The uniqueness of a songwriter is the reflection of their personal journey and the experiences they gain. “‘Bet on Love’ is the sound of songwriters, known more for the telling of stories of others, turning inwards” their producer said. “They’re talking about self love and new hopes for lonely societies. They’re questioning how honest we are with ourselves – are the stories we live the ones we tell to others?”. Together they have captured a gentle sound comprising of their combined vocals, guitar and banjo with additional accompaniment from bass and mandolin. Being a husband and wife duo engenders a sense of intimacy which encompasses the whole album.
‘New Day’ possesses positively hymnal qualities in both composition and content which is “about wishing for real connection and love, after knowing isolation and sadness”. ‘Roll On My Friend’ is both simple and beautiful with great banjo playing and only Jason singing. Pharis said “ ‘Bet On Love’ is the most personal and intimate song I’ve ever written, most of our songs are about other people; it’s exhilarating to sing such a personal song. It’s a release, a permission to be frank about the outward charade I can create, and what it is I desire – ease, smiles, love”. Overall, the vocals are exceptional throughout, in particular Pharis has rare vocal clarity but the songs they sing together demonstrate that the whole is greater than the sum of its parts – which is probably best evidenced by ‘We All Fall’.

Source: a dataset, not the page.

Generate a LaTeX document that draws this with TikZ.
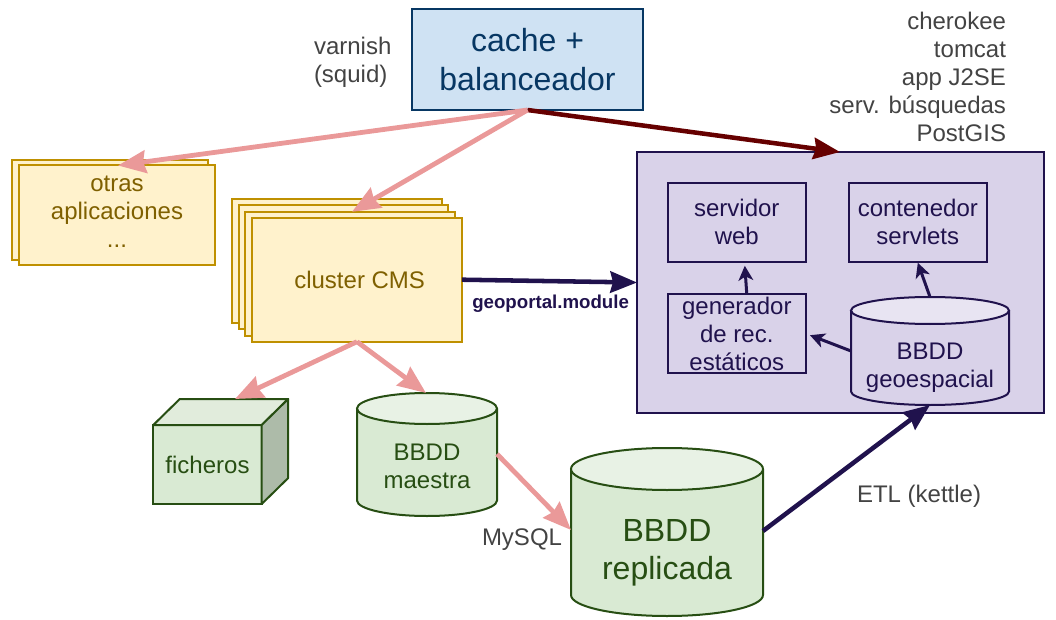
\documentclass[tikz,border=0pt]{standalone}
\usepackage{fontspec}
\setmainfont{Liberation Sans}
\usetikzlibrary{arrows.meta,calc}
\definecolor{bluef}{HTML}{CFE2F3}\definecolor{blued}{HTML}{073763}\definecolor{bluet}{HTML}{073763}
\definecolor{yelf}{HTML}{FFF2CC}\definecolor{yeld}{HTML}{BF9000}\definecolor{yelt}{HTML}{7F6000}
\definecolor{grnf}{HTML}{D9EAD3}\definecolor{grnd}{HTML}{274E13}\definecolor{grnl}{HTML}{E8F2E5}\definecolor{grnt}{HTML}{E1ECDC}\definecolor{grns}{HTML}{ADBBA9}
\definecolor{purf}{HTML}{D9D2E9}\definecolor{purd}{HTML}{20124D}\definecolor{purl}{HTML}{E8E4F2}
\definecolor{pink}{HTML}{EA9999}\definecolor{dred}{HTML}{660000}\definecolor{gtxt}{HTML}{434343}
\tikzset{
  size/.style 2 args={minimum width=#1*0.75pt,minimum height=#2*0.75pt},
  base/.style={shape=rectangle,inner sep=0pt,outer sep=0pt,align=center,line width=1.5pt},
  bluebox/.style={base,fill=bluef,draw=blued,text=bluet},
  yelbox/.style={base,fill=yelf,draw=yeld,text=yelt,font=\fontsize{18}{21}\selectfont},
  grnbox/.style={base,fill=grnf,draw=grnd,text=grnd,font=\fontsize{18}{21}\selectfont},
  purbox/.style={base,fill=purf,draw=purd,text=purd,font=\fontsize{18}{21}\selectfont},
  note/.style={inner sep=0pt,outer sep=0pt,text=gtxt,font=\fontsize{18}{21}\selectfont},
  pinkarrow/.style={draw=pink,line width=3.6pt,-{Stealth[length=21pt,width=17pt,inset=2pt,fill=pink]}},
  redarrow/.style={draw=dred,line width=3.4pt,-{Stealth[length=20pt,width=16pt,inset=2pt,fill=dred]}},
  purarrow/.style={draw=purd,line width=3.4pt,-{Stealth[length=20pt,width=16pt,inset=2pt,fill=purd]}},
  innerarrow/.style={draw=purd,line width=2.25pt,-{Stealth[length=11pt,width=11pt,inset=3pt,fill=purd]}},
}
% name, cx, top, bot, rx, ry, body style, lid colour, line colour, text
\newcommand{\cylnode}[9]{%
  \pgfmathsetmacro\rxpt{#5*0.75}\pgfmathsetmacro\rypt{#6*0.75}%
  \pgfmathsetmacro\bw{2*#5}\pgfmathsetmacro\bh{#4-#3-2*#6}%
  \path[fill=#7,draw=#9,line width=1.5pt] ({#2-#5},{#3+#6}) -- ({#2-#5},{#4-#6})
     arc[start angle=180,end angle=360,x radius=\rxpt pt,y radius=\rypt pt] -- ({#2+#5},{#3+#6});
  \path[fill=#8,draw=#9,line width=1.5pt] (#2,{#3+#6}) ellipse[x radius=\rxpt pt,y radius=\rypt pt];
  \node[base,text=#9,size={\bw}{\bh},#1] at (#2,{(#3+2*#6+#4)/2}) }
\begin{document}
\begin{tikzpicture}[x=0.75pt,y=-0.75pt]
\useasboundingbox (0,0) rectangle (1056,620);
% cache
\node[bluebox,size={231}{101},font=\fontsize{24}{29}\selectfont] (cache) at (527.5,59.5) {cache +\\balanceador};
% otras aplicaciones
\node[yelbox,size={196}{100}] (otrasB) at (110,210.5) {};
\node[yelbox,size={196}{100}] (otras) at (117,215) {otras\\aplicaciones\\...\rule[-4.5pt]{0pt}{0pt}};
% cluster
\node[yelbox,size={209.6}{124}] (cmsA) at (336.8,261) {};
\node[yelbox,size={209.6}{124}] (cmsB) at (343.4,267) {};
\node[yelbox,size={209.6}{124}] (cmsC) at (350.2,273.8) {};
\node[yelbox,size={209.6}{124}] (cms) at (357,279.7) {\hspace*{4pt}cluster CMS};
% ficheros
\node[grnbox,size={108.4}{79}] (fich) at (207.5,464.5) {ficheros};
\path[fill=grnt,draw=grnd,line width=1.5pt,line join=round] (fich.north west) -- ++(26.5,-26) -- ++(108.4,0) -- (fich.north east) -- cycle;
\path[fill=grns,draw=grnd,line width=1.5pt,line join=round] (fich.north east) -- ++(26.5,-26) -- ++(0,79) -- (fich.south east) -- cycle;
% databases
\cylnode{font=\fontsize{18}{21}\selectfont}{427}{393}{516}{70}{15.5}{grnf}{grnl}{grnd} (master) {BBDD\\maestra\rule[-6pt]{0pt}{0pt}};
\cylnode{font=\fontsize{24}{28.5}\selectfont}{667}{448}{616}{96}{21}{grnf}{grnl}{grnd} (repl) {BBDD\\replicada\rule[-6pt]{0pt}{0pt}};
% geoportal box
\node[purbox,size={407}{261}] (portal) at (840.5,282.5) {};
\node[purbox,size={138.3}{78.7}] (web) at (736.8,222.4) {servidor\\web};
\node[purbox,size={138.3}{78.7}] (serv) at (917.8,222.4) {contenedor\\servlets};
\node[purbox,size={138.3}{78.7}] (gen) at (736.8,333.7) {generador\\de rec.\\estáticos};
\cylnode{font=\fontsize{18}{21}\selectfont}{930}{297}{405}{79}{13.5}{purf}{purl}{purd} (geo) {\rule{0pt}{17pt}BBDD\\geoespacial};
% notes
\node[note,align=left,anchor=north west] (varnish) at (314,37) {varnish\\(squid)};
\node[note,align=right,anchor=north east] (soft) at (1006,12.5) {cherokee\\tomcat\\app J2SE\\serv. búsquedas\\PostGIS};
\node[note,anchor=base west] (mysql) at (482,545) {MySQL};
\node[note,anchor=base west] (etl) at (857,502) {ETL (kettle)};
\node[inner sep=0pt,text=purd,anchor=base west,font=\fontsize{14}{17}\selectfont\bfseries] (gm) at (472,308) {geoportal.module};
% connectors
\draw[redarrow] (cache.south) -- ([shift={(312.5,0)}]cache.south |- portal.north);
\draw[pinkarrow] (cache.south) -- ([shift={(8,5)}]otrasB.north);
\draw[pinkarrow] (cache.south) -- ([shift={(1.8,0)}]cmsC.north);
\draw[pinkarrow] (cms.south) -- ([shift={(27.5,-26)}]fich.north);
\draw[pinkarrow] (cms.south) -- ([shift={(-1,-31)}]master.north);
\draw[pinkarrow] ([shift={(0,-16)}]master.east) -- ([shift={(0,-23)}]repl.west);
\draw[purarrow] (cms.east) -- (portal.west);
\draw[purarrow] ([shift={(0,-22)}]repl.east) -- (geo.south);
\draw[innerarrow] ([shift={(10,0)}]gen.north) -- ([shift={(8,4)}]web.south);
\draw[innerarrow] ([shift={(0,-27)}]geo.north) -- ([shift={(0,1)}]serv.south);
\draw[innerarrow] ([shift={(0,-13.5)}]geo.west) -- ([shift={(4,1.5)}]gen.east);
\end{tikzpicture}
\end{document}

The album has a strongly defined sense of place, in this case it is exactly where they live, work and record. They are continuing to develop their specific style, with their writing and recording building effectively on their impressive back catalogue. They have utilised traditional folk musicianship to create a well-balanced record with a mixture of up-tempo songs and ballads that resonate with integrity and love. Sparse is not thin when it is perfectly sufficient, when it has everything it needs which is exactly how this feels. “I love what I have and I don’t mind what is gone” reflects their philosophy well.